▸ **THE EXERCISE**: Will you extract the entries word for word? Images should not appear in the copy.

▸ **INPUT**:
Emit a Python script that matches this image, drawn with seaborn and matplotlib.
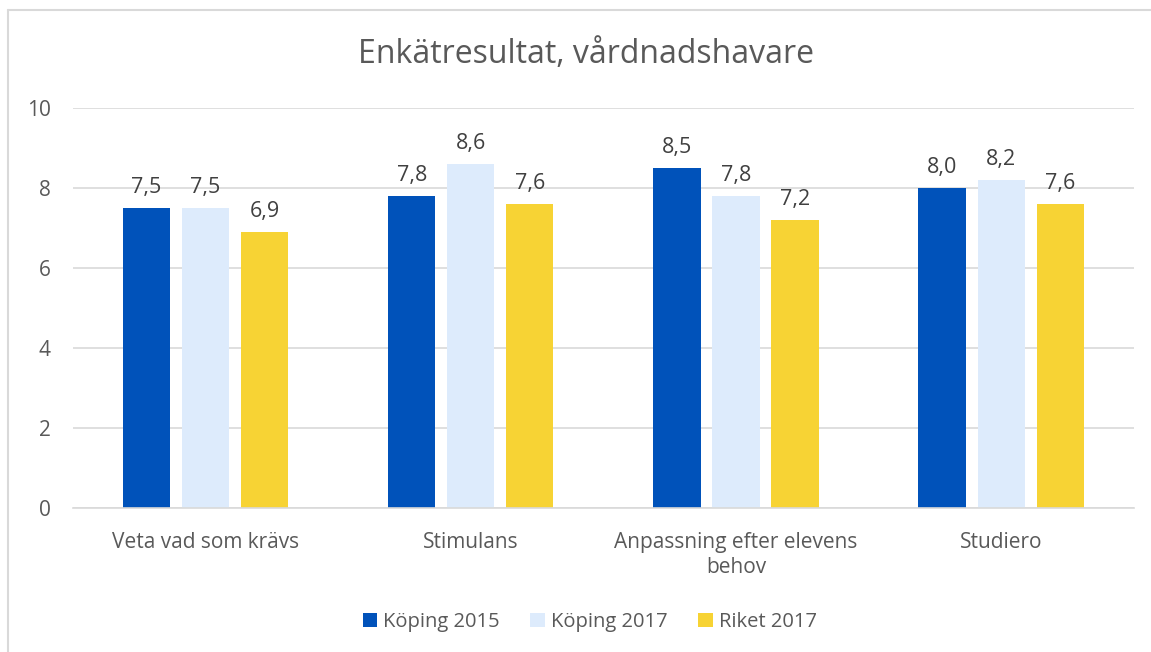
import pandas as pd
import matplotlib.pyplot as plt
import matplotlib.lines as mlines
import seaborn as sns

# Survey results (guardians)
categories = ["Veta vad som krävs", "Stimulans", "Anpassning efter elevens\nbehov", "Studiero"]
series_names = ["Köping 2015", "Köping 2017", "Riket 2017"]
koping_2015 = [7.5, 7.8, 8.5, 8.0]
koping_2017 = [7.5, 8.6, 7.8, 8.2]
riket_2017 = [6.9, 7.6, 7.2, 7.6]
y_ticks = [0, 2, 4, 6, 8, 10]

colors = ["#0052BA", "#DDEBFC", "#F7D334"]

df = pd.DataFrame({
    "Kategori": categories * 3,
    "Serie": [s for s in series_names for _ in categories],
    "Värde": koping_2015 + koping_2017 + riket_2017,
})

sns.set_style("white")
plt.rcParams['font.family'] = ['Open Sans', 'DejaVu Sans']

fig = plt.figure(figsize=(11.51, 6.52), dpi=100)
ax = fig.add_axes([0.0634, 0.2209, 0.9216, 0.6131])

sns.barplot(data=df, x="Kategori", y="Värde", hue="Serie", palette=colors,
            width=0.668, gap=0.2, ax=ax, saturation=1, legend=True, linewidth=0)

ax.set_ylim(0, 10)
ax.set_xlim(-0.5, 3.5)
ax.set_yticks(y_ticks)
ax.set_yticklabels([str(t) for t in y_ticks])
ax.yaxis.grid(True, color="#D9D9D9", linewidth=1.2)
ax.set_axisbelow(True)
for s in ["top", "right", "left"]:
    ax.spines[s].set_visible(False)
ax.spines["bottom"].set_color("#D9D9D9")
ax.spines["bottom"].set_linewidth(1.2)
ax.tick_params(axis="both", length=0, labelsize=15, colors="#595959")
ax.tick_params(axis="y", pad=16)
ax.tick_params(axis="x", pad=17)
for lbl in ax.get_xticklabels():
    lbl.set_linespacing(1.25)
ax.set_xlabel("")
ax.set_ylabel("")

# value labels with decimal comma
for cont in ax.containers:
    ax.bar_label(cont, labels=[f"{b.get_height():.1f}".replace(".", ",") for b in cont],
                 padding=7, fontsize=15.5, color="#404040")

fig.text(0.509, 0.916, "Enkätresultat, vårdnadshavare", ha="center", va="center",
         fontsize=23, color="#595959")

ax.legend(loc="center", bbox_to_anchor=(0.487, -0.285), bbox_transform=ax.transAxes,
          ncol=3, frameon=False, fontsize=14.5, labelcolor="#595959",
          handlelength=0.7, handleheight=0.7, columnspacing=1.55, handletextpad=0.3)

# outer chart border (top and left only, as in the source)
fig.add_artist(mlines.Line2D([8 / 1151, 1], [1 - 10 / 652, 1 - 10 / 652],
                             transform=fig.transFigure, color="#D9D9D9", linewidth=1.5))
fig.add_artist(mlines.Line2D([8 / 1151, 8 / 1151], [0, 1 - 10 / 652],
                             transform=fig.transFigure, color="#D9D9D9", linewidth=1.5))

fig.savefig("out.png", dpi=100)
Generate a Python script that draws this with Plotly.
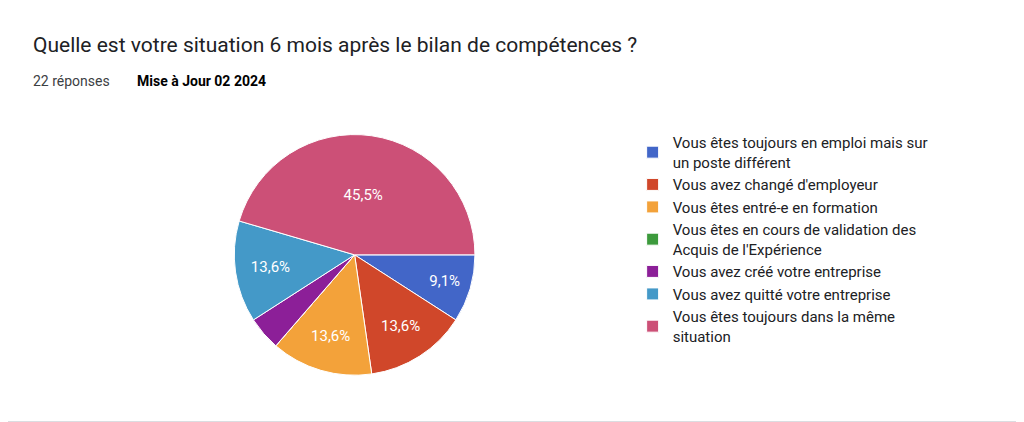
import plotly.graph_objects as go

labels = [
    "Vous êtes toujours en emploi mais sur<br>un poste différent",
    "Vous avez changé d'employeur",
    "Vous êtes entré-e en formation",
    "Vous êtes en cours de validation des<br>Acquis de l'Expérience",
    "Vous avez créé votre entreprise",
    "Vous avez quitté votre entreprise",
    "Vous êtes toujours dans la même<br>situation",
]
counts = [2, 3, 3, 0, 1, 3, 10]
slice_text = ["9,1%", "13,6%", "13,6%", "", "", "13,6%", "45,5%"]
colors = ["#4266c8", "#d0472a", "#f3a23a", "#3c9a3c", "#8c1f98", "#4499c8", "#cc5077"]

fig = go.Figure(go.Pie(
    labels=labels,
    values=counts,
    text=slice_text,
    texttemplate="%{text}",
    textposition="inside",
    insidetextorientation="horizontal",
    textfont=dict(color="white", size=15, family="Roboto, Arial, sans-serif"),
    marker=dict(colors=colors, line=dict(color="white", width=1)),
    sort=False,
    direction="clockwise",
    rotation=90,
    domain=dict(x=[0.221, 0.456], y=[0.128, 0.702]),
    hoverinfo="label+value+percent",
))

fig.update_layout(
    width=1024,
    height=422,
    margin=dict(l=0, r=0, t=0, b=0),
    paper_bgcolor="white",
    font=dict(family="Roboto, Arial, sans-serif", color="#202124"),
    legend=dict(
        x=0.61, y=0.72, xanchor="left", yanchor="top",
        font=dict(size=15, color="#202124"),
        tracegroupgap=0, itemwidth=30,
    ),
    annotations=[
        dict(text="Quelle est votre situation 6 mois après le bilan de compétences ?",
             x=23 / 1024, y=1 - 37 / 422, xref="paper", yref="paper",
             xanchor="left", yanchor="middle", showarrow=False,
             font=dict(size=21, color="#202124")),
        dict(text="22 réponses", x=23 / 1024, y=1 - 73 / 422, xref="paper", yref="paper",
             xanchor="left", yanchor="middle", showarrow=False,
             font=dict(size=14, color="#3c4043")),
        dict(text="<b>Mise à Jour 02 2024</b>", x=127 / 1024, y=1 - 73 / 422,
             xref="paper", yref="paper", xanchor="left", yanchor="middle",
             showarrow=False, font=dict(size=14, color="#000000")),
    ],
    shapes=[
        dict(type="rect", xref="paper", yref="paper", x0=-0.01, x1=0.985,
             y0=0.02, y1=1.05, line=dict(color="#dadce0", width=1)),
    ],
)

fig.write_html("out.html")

▸ **SOLUTION TO THE PROBLEM**:
Emit a Python script that matches this image, drawn with seaborn and matplotlib.
import pandas as pd
import matplotlib.pyplot as plt
import matplotlib.lines as mlines
import seaborn as sns

# Survey results (guardians)
categories = ["Veta vad som krävs", "Stimulans", "Anpassning efter elevens\nbehov", "Studiero"]
series_names = ["Köping 2015", "Köping 2017", "Riket 2017"]
koping_2015 = [7.5, 7.8, 8.5, 8.0]
koping_2017 = [7.5, 8.6, 7.8, 8.2]
riket_2017 = [6.9, 7.6, 7.2, 7.6]
y_ticks = [0, 2, 4, 6, 8, 10]

colors = ["#0052BA", "#DDEBFC", "#F7D334"]

df = pd.DataFrame({
    "Kategori": categories * 3,
    "Serie": [s for s in series_names for _ in categories],
    "Värde": koping_2015 + koping_2017 + riket_2017,
})

sns.set_style("white")
plt.rcParams['font.family'] = ['Open Sans', 'DejaVu Sans']

fig = plt.figure(figsize=(11.51, 6.52), dpi=100)
ax = fig.add_axes([0.0634, 0.2209, 0.9216, 0.6131])

sns.barplot(data=df, x="Kategori", y="Värde", hue="Serie", palette=colors,
            width=0.668, gap=0.2, ax=ax, saturation=1, legend=True, linewidth=0)

ax.set_ylim(0, 10)
ax.set_xlim(-0.5, 3.5)
ax.set_yticks(y_ticks)
ax.set_yticklabels([str(t) for t in y_ticks])
ax.yaxis.grid(True, color="#D9D9D9", linewidth=1.2)
ax.set_axisbelow(True)
for s in ["top", "right", "left"]:
    ax.spines[s].set_visible(False)
ax.spines["bottom"].set_color("#D9D9D9")
ax.spines["bottom"].set_linewidth(1.2)
ax.tick_params(axis="both", length=0, labelsize=15, colors="#595959")
ax.tick_params(axis="y", pad=16)
ax.tick_params(axis="x", pad=17)
for lbl in ax.get_xticklabels():
    lbl.set_linespacing(1.25)
ax.set_xlabel("")
ax.set_ylabel("")

# value labels with decimal comma
for cont in ax.containers:
    ax.bar_label(cont, labels=[f"{b.get_height():.1f}".replace(".", ",") for b in cont],
                 padding=7, fontsize=15.5, color="#404040")

fig.text(0.509, 0.916, "Enkätresultat, vårdnadshavare", ha="center", va="center",
         fontsize=23, color="#595959")

ax.legend(loc="center", bbox_to_anchor=(0.487, -0.285), bbox_transform=ax.transAxes,
          ncol=3, frameon=False, fontsize=14.5, labelcolor="#595959",
          handlelength=0.7, handleheight=0.7, columnspacing=1.55, handletextpad=0.3)

# outer chart border (top and left only, as in the source)
fig.add_artist(mlines.Line2D([8 / 1151, 1], [1 - 10 / 652, 1 - 10 / 652],
                             transform=fig.transFigure, color="#D9D9D9", linewidth=1.5))
fig.add_artist(mlines.Line2D([8 / 1151, 8 / 1151], [0, 1 - 10 / 652],
                             transform=fig.transFigure, color="#D9D9D9", linewidth=1.5))

fig.savefig("out.png", dpi=100)
Generate a Python script that draws this with Plotly.
import plotly.graph_objects as go

labels = [
    "Vous êtes toujours en emploi mais sur<br>un poste différent",
    "Vous avez changé d'employeur",
    "Vous êtes entré-e en formation",
    "Vous êtes en cours de validation des<br>Acquis de l'Expérience",
    "Vous avez créé votre entreprise",
    "Vous avez quitté votre entreprise",
    "Vous êtes toujours dans la même<br>situation",
]
counts = [2, 3, 3, 0, 1, 3, 10]
slice_text = ["9,1%", "13,6%", "13,6%", "", "", "13,6%", "45,5%"]
colors = ["#4266c8", "#d0472a", "#f3a23a", "#3c9a3c", "#8c1f98", "#4499c8", "#cc5077"]

fig = go.Figure(go.Pie(
    labels=labels,
    values=counts,
    text=slice_text,
    texttemplate="%{text}",
    textposition="inside",
    insidetextorientation="horizontal",
    textfont=dict(color="white", size=15, family="Roboto, Arial, sans-serif"),
    marker=dict(colors=colors, line=dict(color="white", width=1)),
    sort=False,
    direction="clockwise",
    rotation=90,
    domain=dict(x=[0.221, 0.456], y=[0.128, 0.702]),
    hoverinfo="label+value+percent",
))

fig.update_layout(
    width=1024,
    height=422,
    margin=dict(l=0, r=0, t=0, b=0),
    paper_bgcolor="white",
    font=dict(family="Roboto, Arial, sans-serif", color="#202124"),
    legend=dict(
        x=0.61, y=0.72, xanchor="left", yanchor="top",
        font=dict(size=15, color="#202124"),
        tracegroupgap=0, itemwidth=30,
    ),
    annotations=[
        dict(text="Quelle est votre situation 6 mois après le bilan de compétences ?",
             x=23 / 1024, y=1 - 37 / 422, xref="paper", yref="paper",
             xanchor="left", yanchor="middle", showarrow=False,
             font=dict(size=21, color="#202124")),
        dict(text="22 réponses", x=23 / 1024, y=1 - 73 / 422, xref="paper", yref="paper",
             xanchor="left", yanchor="middle", showarrow=False,
             font=dict(size=14, color="#3c4043")),
        dict(text="<b>Mise à Jour 02 2024</b>", x=127 / 1024, y=1 - 73 / 422,
             xref="paper", yref="paper", xanchor="left", yanchor="middle",
             showarrow=False, font=dict(size=14, color="#000000")),
    ],
    shapes=[
        dict(type="rect", xref="paper", yref="paper", x0=-0.01, x1=0.985,
             y0=0.02, y1=1.05, line=dict(color="#dadce0", width=1)),
    ],
)

fig.write_html("out.html")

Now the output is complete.